* Exercise: Among the entries that follow, locate the line with "Generate a component" and the line with "Chart.defaults.color = TEXT;". Output those lines and all lines in between, exactly, minus the pictures.

Saved data entries
## START
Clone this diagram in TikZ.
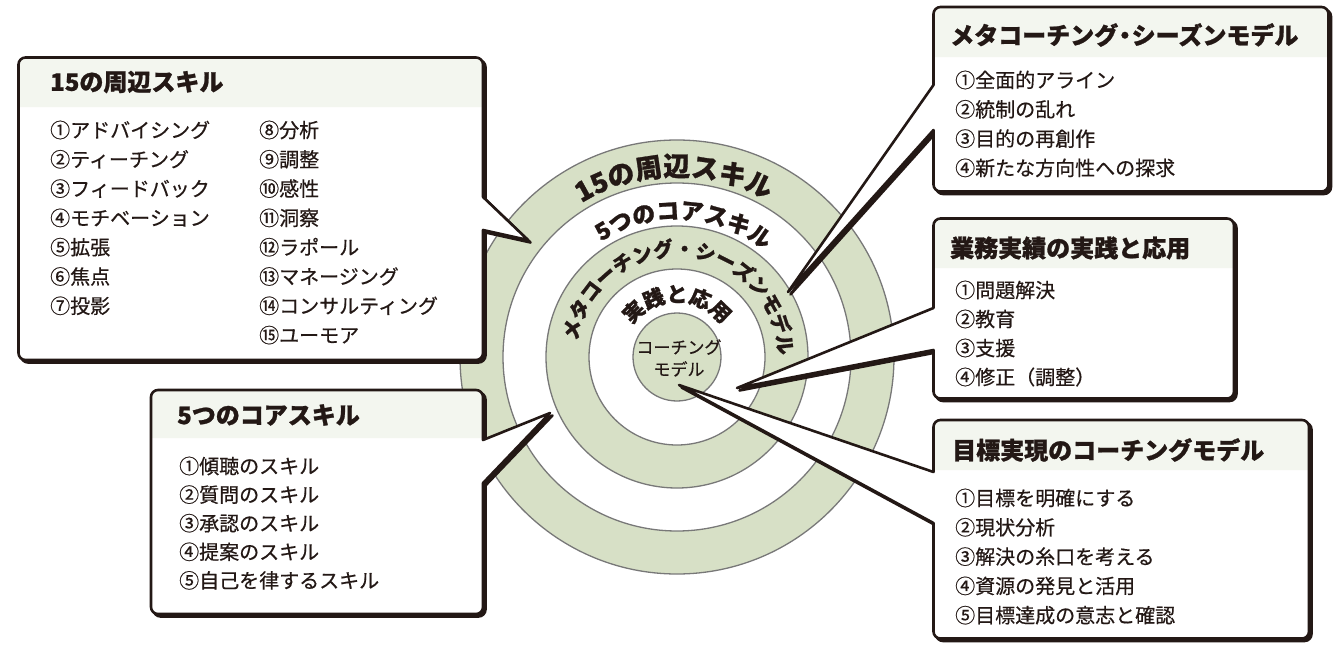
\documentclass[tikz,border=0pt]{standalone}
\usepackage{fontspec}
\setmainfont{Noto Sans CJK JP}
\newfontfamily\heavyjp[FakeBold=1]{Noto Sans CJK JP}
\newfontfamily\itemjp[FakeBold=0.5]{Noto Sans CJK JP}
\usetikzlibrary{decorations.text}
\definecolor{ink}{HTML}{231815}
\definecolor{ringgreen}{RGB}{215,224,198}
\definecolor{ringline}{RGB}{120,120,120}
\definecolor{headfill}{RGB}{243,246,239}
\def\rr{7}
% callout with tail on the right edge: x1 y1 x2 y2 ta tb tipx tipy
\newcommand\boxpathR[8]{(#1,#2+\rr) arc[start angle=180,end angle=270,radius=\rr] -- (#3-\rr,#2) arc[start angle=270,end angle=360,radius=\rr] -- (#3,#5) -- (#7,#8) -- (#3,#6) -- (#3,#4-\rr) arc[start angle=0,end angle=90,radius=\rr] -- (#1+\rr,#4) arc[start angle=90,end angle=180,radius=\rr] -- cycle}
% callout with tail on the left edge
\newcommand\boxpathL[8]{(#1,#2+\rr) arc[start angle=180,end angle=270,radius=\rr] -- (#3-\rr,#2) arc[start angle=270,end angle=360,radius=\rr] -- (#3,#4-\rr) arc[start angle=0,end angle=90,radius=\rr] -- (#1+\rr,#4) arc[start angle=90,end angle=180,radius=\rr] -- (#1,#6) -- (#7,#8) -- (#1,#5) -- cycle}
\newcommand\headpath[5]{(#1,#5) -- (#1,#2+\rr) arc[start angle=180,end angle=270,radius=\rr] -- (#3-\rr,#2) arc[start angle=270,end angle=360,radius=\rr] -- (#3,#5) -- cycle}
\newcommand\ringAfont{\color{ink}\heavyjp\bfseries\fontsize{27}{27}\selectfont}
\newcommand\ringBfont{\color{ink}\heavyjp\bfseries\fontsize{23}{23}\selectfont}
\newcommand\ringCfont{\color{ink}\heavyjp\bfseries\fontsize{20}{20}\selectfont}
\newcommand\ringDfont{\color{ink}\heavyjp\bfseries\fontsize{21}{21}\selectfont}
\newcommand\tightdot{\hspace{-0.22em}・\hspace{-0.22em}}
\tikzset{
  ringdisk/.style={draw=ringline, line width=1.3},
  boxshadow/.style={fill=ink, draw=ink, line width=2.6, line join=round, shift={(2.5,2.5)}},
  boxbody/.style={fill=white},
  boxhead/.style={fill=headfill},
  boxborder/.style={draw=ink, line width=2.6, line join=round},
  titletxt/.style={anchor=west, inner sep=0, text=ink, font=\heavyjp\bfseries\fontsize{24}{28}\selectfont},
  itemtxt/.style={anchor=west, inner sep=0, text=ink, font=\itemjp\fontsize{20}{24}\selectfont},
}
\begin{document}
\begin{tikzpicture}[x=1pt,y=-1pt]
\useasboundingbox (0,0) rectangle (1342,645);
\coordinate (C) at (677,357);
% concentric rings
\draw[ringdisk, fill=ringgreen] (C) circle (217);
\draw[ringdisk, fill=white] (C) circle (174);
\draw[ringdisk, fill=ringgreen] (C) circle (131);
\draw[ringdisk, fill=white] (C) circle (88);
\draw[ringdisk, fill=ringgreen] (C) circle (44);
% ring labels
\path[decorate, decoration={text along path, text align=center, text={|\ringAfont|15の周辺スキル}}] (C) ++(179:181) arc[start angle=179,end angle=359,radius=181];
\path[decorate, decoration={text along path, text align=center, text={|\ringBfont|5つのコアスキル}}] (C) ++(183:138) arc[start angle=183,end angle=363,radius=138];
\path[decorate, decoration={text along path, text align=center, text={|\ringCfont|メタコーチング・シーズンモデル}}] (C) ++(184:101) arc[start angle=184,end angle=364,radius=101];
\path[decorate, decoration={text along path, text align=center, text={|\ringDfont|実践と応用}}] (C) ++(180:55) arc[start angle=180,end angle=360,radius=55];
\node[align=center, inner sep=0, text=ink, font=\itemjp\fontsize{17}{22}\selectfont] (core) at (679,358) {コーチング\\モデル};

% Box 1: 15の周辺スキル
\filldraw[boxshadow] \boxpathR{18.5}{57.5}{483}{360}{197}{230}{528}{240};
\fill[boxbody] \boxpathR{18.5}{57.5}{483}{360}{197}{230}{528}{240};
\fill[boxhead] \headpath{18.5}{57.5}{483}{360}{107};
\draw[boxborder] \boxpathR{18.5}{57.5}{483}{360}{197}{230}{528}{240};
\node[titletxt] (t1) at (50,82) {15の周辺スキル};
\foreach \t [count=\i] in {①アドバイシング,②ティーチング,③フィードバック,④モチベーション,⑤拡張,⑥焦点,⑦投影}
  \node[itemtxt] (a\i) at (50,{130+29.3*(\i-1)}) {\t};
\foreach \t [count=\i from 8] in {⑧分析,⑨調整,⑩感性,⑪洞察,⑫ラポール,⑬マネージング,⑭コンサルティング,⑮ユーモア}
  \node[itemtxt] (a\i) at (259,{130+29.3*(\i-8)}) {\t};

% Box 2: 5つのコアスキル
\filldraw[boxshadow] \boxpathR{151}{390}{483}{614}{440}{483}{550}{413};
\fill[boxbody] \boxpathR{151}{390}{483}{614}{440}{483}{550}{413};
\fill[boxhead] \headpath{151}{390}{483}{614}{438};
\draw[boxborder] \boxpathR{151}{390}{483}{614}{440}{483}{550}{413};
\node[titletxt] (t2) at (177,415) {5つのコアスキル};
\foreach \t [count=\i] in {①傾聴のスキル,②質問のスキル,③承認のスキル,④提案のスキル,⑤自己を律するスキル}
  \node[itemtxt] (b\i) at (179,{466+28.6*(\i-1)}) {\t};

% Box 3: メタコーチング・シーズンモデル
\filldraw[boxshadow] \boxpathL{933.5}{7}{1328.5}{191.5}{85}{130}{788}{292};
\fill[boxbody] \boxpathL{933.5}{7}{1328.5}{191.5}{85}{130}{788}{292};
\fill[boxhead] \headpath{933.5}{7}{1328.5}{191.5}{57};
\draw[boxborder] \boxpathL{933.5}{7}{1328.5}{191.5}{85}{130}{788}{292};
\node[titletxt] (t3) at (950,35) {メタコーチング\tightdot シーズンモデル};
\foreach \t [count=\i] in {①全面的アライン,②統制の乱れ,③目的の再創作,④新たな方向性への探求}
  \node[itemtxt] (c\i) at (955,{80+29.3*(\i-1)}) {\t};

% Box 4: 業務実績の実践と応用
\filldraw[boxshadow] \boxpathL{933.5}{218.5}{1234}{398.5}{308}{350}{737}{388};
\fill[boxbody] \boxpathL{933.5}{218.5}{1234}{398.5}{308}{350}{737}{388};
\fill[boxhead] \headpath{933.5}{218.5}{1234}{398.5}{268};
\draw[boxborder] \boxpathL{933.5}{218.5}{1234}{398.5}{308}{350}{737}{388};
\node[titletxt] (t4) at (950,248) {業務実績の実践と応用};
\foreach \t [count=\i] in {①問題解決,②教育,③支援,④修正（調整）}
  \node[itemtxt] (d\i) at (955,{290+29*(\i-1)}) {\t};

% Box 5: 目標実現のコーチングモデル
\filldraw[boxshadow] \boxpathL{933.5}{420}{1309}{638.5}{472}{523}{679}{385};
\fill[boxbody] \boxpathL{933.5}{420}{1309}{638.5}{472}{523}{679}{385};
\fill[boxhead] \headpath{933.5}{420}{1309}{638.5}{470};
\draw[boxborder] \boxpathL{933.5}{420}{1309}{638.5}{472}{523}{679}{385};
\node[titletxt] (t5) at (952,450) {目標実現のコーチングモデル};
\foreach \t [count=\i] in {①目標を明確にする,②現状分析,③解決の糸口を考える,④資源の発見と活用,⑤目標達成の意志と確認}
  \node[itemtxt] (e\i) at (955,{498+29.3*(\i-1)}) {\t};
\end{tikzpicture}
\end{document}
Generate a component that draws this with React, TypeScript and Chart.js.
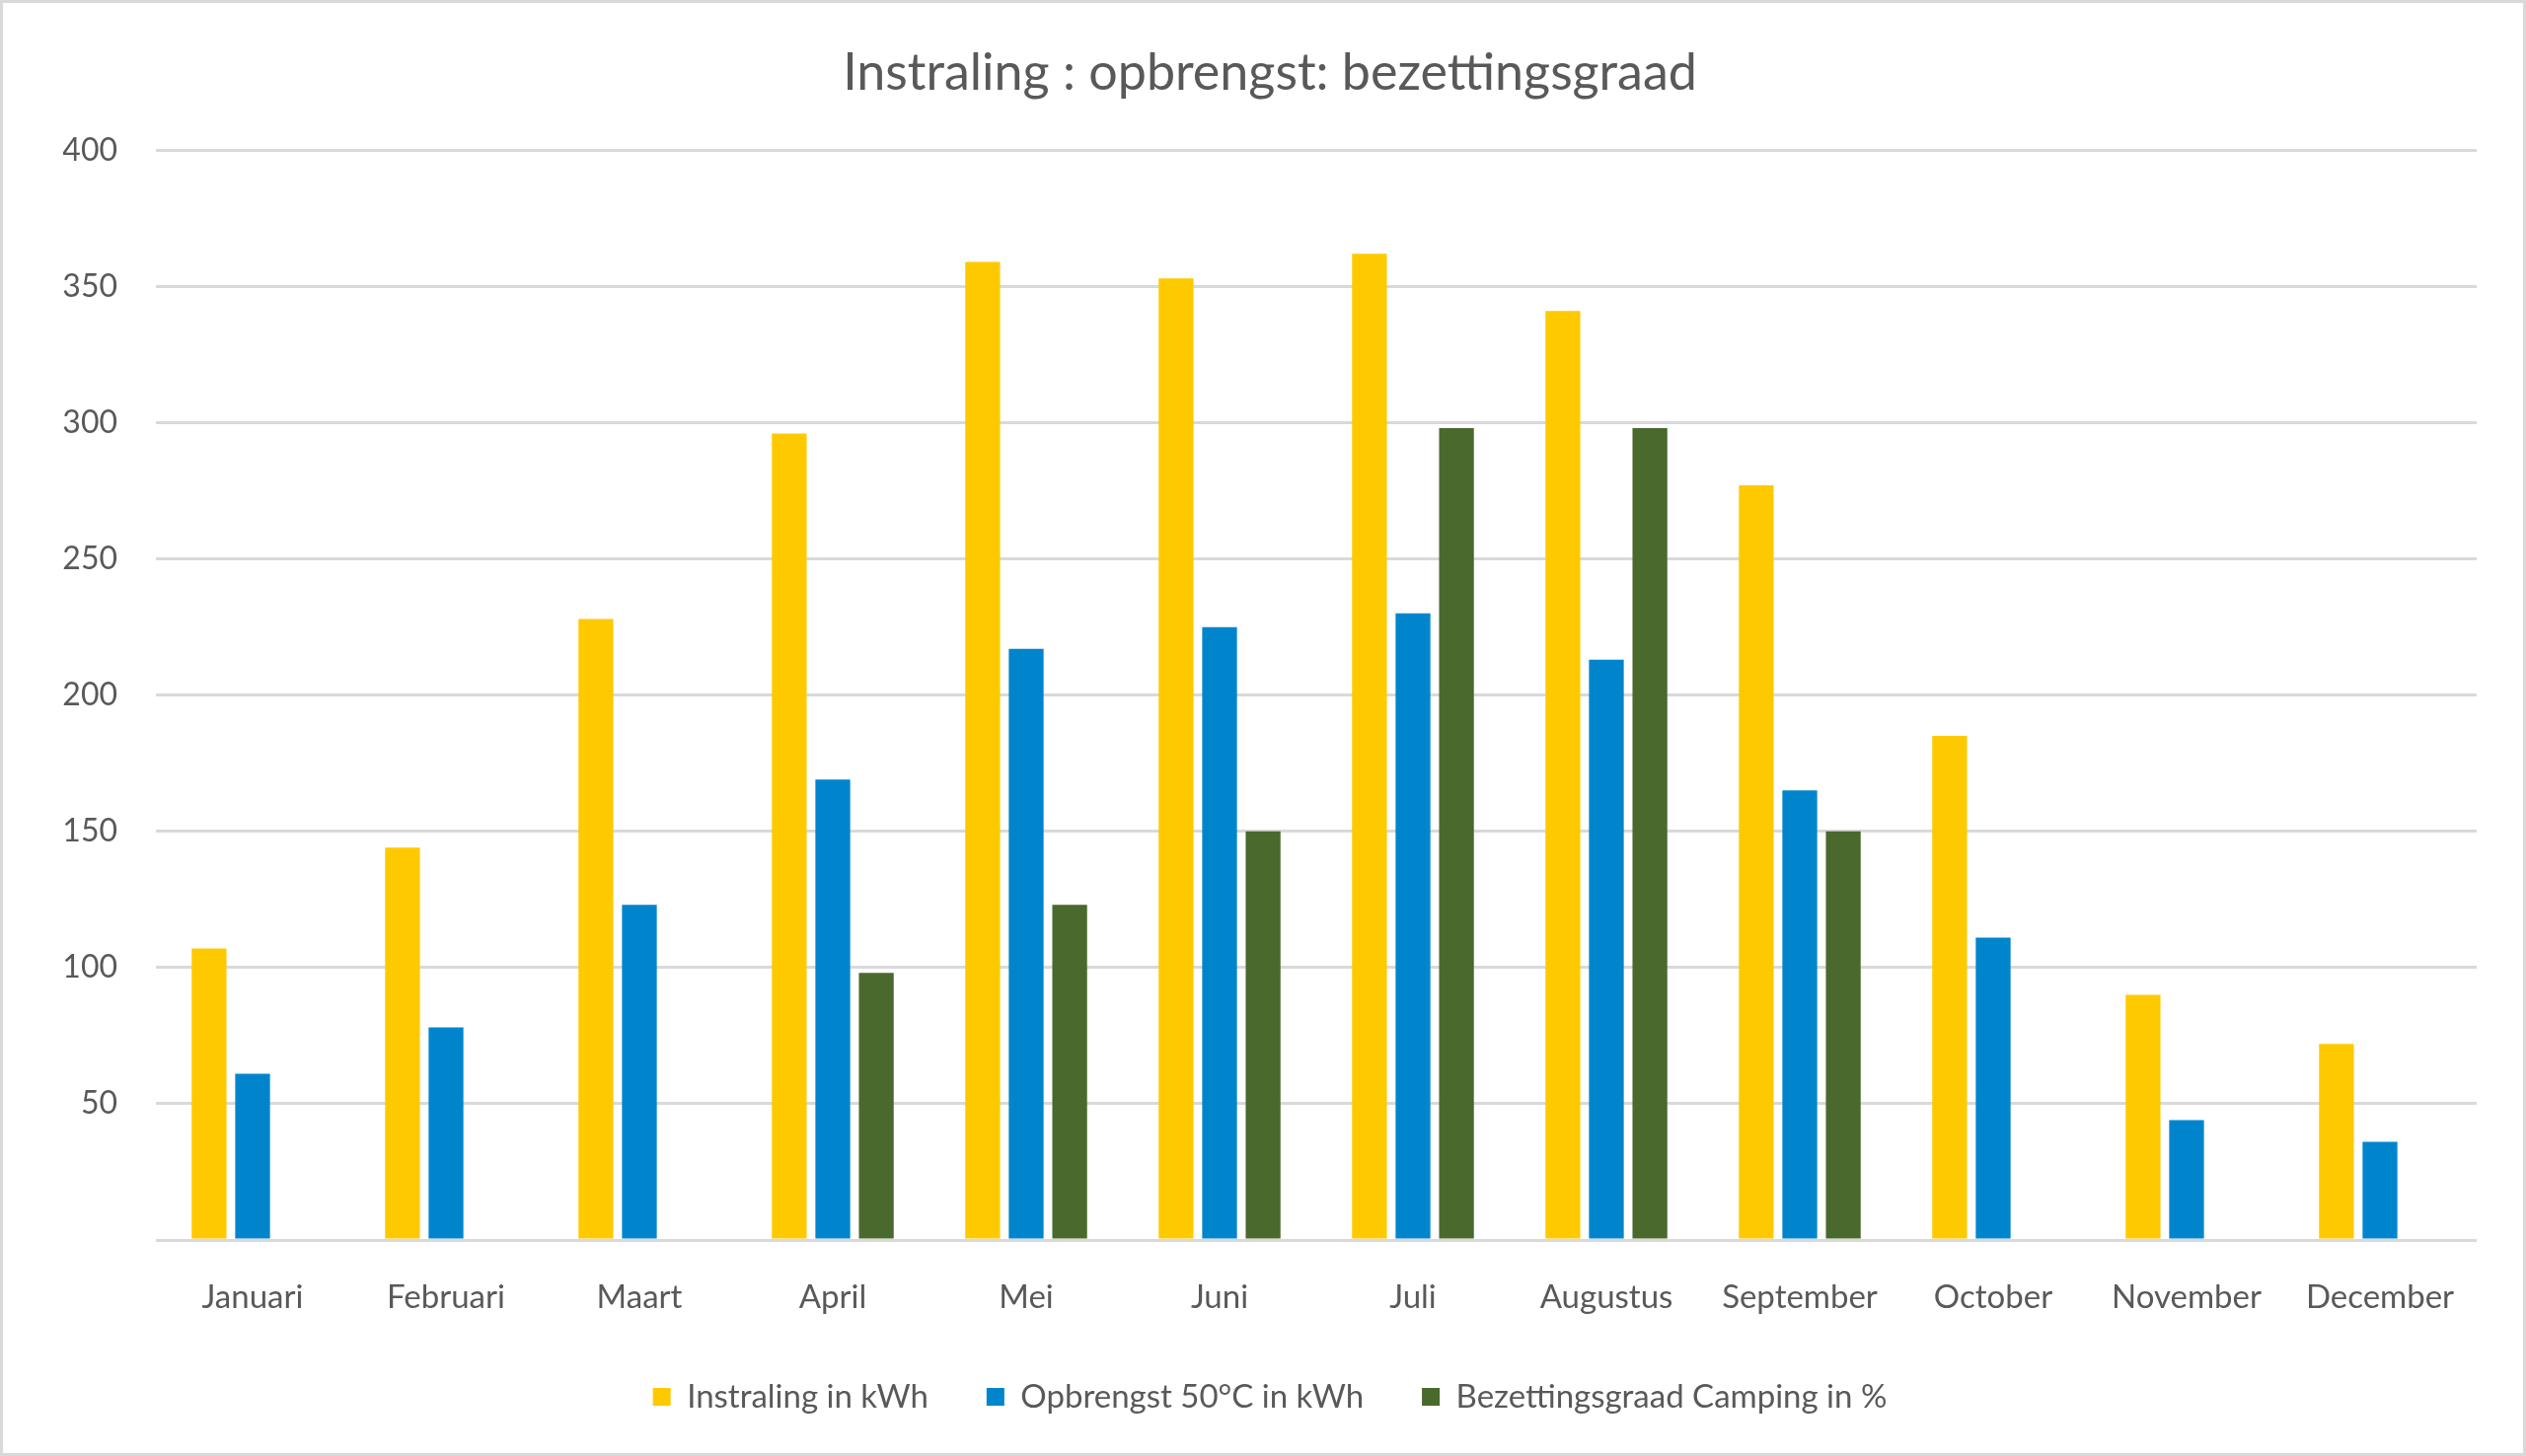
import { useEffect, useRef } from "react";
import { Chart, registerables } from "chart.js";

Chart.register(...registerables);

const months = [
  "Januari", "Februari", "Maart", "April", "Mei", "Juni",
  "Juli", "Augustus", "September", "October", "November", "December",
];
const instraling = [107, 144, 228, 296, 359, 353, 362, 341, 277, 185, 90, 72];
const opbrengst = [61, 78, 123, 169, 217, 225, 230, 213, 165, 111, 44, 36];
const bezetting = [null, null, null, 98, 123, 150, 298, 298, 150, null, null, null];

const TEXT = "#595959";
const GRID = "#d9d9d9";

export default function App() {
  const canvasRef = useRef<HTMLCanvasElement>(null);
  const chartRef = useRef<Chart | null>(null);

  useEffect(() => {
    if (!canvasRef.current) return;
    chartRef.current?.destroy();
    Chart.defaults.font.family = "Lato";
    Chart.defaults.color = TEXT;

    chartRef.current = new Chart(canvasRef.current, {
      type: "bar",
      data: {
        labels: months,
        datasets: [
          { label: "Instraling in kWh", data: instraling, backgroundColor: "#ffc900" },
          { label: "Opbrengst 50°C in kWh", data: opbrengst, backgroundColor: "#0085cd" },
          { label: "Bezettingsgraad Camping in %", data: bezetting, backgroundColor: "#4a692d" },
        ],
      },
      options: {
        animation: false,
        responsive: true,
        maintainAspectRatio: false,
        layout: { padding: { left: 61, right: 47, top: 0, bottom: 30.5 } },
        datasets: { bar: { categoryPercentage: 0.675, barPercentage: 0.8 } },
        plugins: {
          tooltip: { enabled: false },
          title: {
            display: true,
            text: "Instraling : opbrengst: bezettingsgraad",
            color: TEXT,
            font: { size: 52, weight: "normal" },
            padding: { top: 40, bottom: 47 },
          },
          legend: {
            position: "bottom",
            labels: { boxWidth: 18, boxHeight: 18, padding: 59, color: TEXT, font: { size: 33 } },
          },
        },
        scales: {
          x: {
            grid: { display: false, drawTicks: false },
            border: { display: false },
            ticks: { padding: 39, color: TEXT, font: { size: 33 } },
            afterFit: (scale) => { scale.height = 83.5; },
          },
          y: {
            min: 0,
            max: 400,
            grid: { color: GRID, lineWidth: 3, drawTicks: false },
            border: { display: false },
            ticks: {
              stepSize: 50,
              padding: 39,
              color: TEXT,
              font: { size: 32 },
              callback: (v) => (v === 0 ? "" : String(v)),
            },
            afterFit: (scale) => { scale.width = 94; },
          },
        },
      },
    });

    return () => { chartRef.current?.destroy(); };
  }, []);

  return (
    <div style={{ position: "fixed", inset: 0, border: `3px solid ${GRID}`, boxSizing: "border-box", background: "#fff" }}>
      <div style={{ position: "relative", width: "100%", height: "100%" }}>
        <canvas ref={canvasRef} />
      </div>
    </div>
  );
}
## END
* Solved problem:
Generate a component that draws this with React, TypeScript and Chart.js.
import { useEffect, useRef } from "react";
import { Chart, registerables } from "chart.js";

Chart.register(...registerables);

const months = [
  "Januari", "Februari", "Maart", "April", "Mei", "Juni",
  "Juli", "Augustus", "September", "October", "November", "December",
];
const instraling = [107, 144, 228, 296, 359, 353, 362, 341, 277, 185, 90, 72];
const opbrengst = [61, 78, 123, 169, 217, 225, 230, 213, 165, 111, 44, 36];
const bezetting = [null, null, null, 98, 123, 150, 298, 298, 150, null, null, null];

const TEXT = "#595959";
const GRID = "#d9d9d9";

export default function App() {
  const canvasRef = useRef<HTMLCanvasElement>(null);
  const chartRef = useRef<Chart | null>(null);

  useEffect(() => {
    if (!canvasRef.current) return;
    chartRef.current?.destroy();
    Chart.defaults.font.family = "Lato";
    Chart.defaults.color = TEXT;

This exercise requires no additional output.